▶ Problem requirements:
In your copy, leave out the pictures; write out all the data exactly.

## start

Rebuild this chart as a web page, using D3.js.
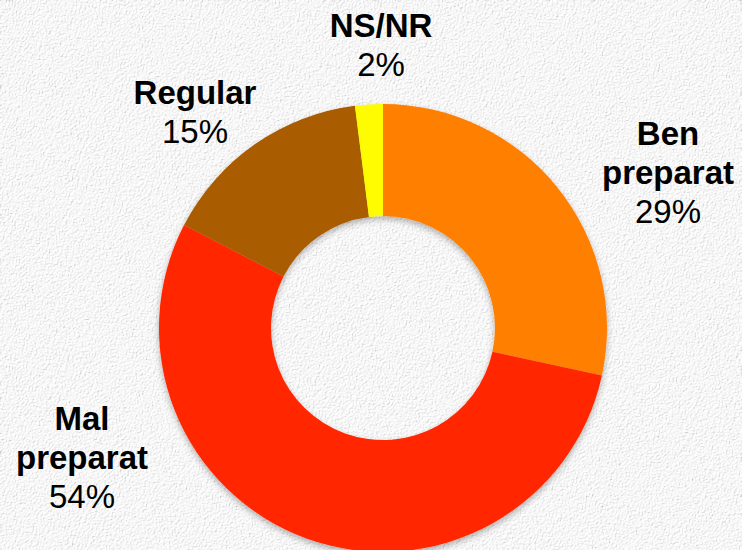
<!DOCTYPE html>
<html>
<head>
<meta charset="utf-8">
<script src="https://cdn.jsdelivr.net/npm/d3@7"></script>
<style>
  html, body { margin: 0; padding: 0; background: #efefef; }
  svg { display: block; }
</style>
</head>
<body>
<div id="chart"></div>
<script>
// data (clockwise from 12 o'clock)
const categories = ["Ben preparat", "Mal preparat", "Regular", "NS/NR"];
const values = [28.4, 54.2, 15.4, 2.0];
const pctLabels = ["29%", "54%", "15%", "2%"];
const colors = ["#ff7f00", "#ff2800", "#a95b00", "#fffb00"];

const width = 742, height = 550;
const cx = 383, cy = 328, outerR = 224, innerR = 112;
const lineH = 39;

// where keynote put the labels (first baseline, centre x)
const labelLayout = {
  "Ben preparat": { x: 668, y: 145, lines: ["Ben", "preparat"] },
  "Mal preparat": { x: 82, y: 430, lines: ["Mal", "preparat"] },
  "Regular": { x: 195, y: 104, lines: ["Regular"] },
  "NS/NR": { x: 381, y: 37, lines: ["NS/NR"] }
};

const svg = d3.select("#chart").append("svg")
  .attr("width", width)
  .attr("height", height);

const defs = svg.append("defs");

// paper texture for the background
const paper = defs.append("filter").attr("id", "paper")
  .attr("x", 0).attr("y", 0).attr("width", "100%").attr("height", "100%");
paper.append("feTurbulence")
  .attr("type", "fractalNoise")
  .attr("baseFrequency", 0.7)
  .attr("numOctaves", 3)
  .attr("seed", 4)
  .attr("result", "noise");
paper.append("feDiffuseLighting")
  .attr("in", "noise")
  .attr("lighting-color", "#ffffff")
  .attr("surfaceScale", 1.6)
  .append("feDistantLight")
  .attr("azimuth", 45)
  .attr("elevation", 70);

const shadow = defs.append("filter").attr("id", "shadow")
  .attr("x", "-20%").attr("y", "-20%").attr("width", "140%").attr("height", "140%");
shadow.append("feDropShadow")
  .attr("dx", 0).attr("dy", 3)
  .attr("stdDeviation", 3)
  .attr("flood-color", "#000")
  .attr("flood-opacity", 0.3);

svg.append("rect")
  .attr("width", width)
  .attr("height", height)
  .attr("filter", "url(#paper)");

const pie = d3.pie().sort(null).value(d => d.value);
const arc = d3.arc().innerRadius(innerR).outerRadius(outerR);

const data = categories.map((c, i) => ({ name: c, value: values[i], pct: pctLabels[i], color: colors[i] }));

const donut = svg.append("g")
  .attr("transform", `translate(${cx},${cy})`)
  .attr("filter", "url(#shadow)");

donut.selectAll("path")
  .data(pie(data))
  .join("path")
  .attr("d", arc)
  .attr("fill", d => d.data.color);

// labels
const labels = svg.selectAll("g.label")
  .data(data)
  .join("g")
  .attr("class", "label")
  .attr("transform", d => `translate(${labelLayout[d.name].x},${labelLayout[d.name].y})`);

labels.each(function(d) {
  const g = d3.select(this);
  const lines = labelLayout[d.name].lines;
  const t = g.append("text")
    .attr("text-anchor", "middle")
    .style("font-family", "'Liberation Sans', Arial, Helvetica, sans-serif")
    .style("font-size", "33px")
    .style("fill", "#000");
  lines.forEach((ln, i) => {
    t.append("tspan")
      .attr("x", 0)
      .attr("y", i * lineH)
      .style("font-weight", "bold")
      .text(ln);
  });
  t.append("tspan")
    .attr("x", 0)
    .attr("y", lines.length * lineH)
    .text(d.pct);
});
</script>
</body>
</html>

## end

▶ Solution to the exercise:
Rebuild this chart as a web page, using D3.js.
<!DOCTYPE html>
<html>
<head>
<meta charset="utf-8">
<script src="https://cdn.jsdelivr.net/npm/d3@7"></script>
<style>
  html, body { margin: 0; padding: 0; background: #efefef; }
  svg { display: block; }
</style>
</head>
<body>
<div id="chart"></div>
<script>
// data (clockwise from 12 o'clock)
const categories = ["Ben preparat", "Mal preparat", "Regular", "NS/NR"];
const values = [28.4, 54.2, 15.4, 2.0];
const pctLabels = ["29%", "54%", "15%", "2%"];
const colors = ["#ff7f00", "#ff2800", "#a95b00", "#fffb00"];

const width = 742, height = 550;
const cx = 383, cy = 328, outerR = 224, innerR = 112;
const lineH = 39;

// where keynote put the labels (first baseline, centre x)
const labelLayout = {
  "Ben preparat": { x: 668, y: 145, lines: ["Ben", "preparat"] },
  "Mal preparat": { x: 82, y: 430, lines: ["Mal", "preparat"] },
  "Regular": { x: 195, y: 104, lines: ["Regular"] },
  "NS/NR": { x: 381, y: 37, lines: ["NS/NR"] }
};

const svg = d3.select("#chart").append("svg")
  .attr("width", width)
  .attr("height", height);

const defs = svg.append("defs");

// paper texture for the background
const paper = defs.append("filter").attr("id", "paper")
  .attr("x", 0).attr("y", 0).attr("width", "100%").attr("height", "100%");
paper.append("feTurbulence")
  .attr("type", "fractalNoise")
  .attr("baseFrequency", 0.7)
  .attr("numOctaves", 3)
  .attr("seed", 4)
  .attr("result", "noise");
paper.append("feDiffuseLighting")
  .attr("in", "noise")
  .attr("lighting-color", "#ffffff")
  .attr("surfaceScale", 1.6)
  .append("feDistantLight")
  .attr("azimuth", 45)
  .attr("elevation", 70);

const shadow = defs.append("filter").attr("id", "shadow")
  .attr("x", "-20%").attr("y", "-20%").attr("width", "140%").attr("height", "140%");
shadow.append("feDropShadow")
  .attr("dx", 0).attr("dy", 3)
  .attr("stdDeviation", 3)
  .attr("flood-color", "#000")
  .attr("flood-opacity", 0.3);

svg.append("rect")
  .attr("width", width)
  .attr("height", height)
  .attr("filter", "url(#paper)");

const pie = d3.pie().sort(null).value(d => d.value);
const arc = d3.arc().innerRadius(innerR).outerRadius(outerR);

const data = categories.map((c, i) => ({ name: c, value: values[i], pct: pctLabels[i], color: colors[i] }));

const donut = svg.append("g")
  .attr("transform", `translate(${cx},${cy})`)
  .attr("filter", "url(#shadow)");

donut.selectAll("path")
  .data(pie(data))
  .join("path")
  .attr("d", arc)
  .attr("fill", d => d.data.color);

// labels
const labels = svg.selectAll("g.label")
  .data(data)
  .join("g")
  .attr("class", "label")
  .attr("transform", d => `translate(${labelLayout[d.name].x},${labelLayout[d.name].y})`);

labels.each(function(d) {
  const g = d3.select(this);
  const lines = labelLayout[d.name].lines;
  const t = g.append("text")
    .attr("text-anchor", "middle")
    .style("font-family", "'Liberation Sans', Arial, Helvetica, sans-serif")
    .style("font-size", "33px")
    .style("fill", "#000");
  lines.forEach((ln, i) => {
    t.append("tspan")
      .attr("x", 0)
      .attr("y", i * lineH)
      .style("font-weight", "bold")
      .text(ln);
  });
  t.append("tspan")
    .attr("x", 0)
    .attr("y", lines.length * lineH)
    .text(d.pct);
});
</script>
</body>
</html>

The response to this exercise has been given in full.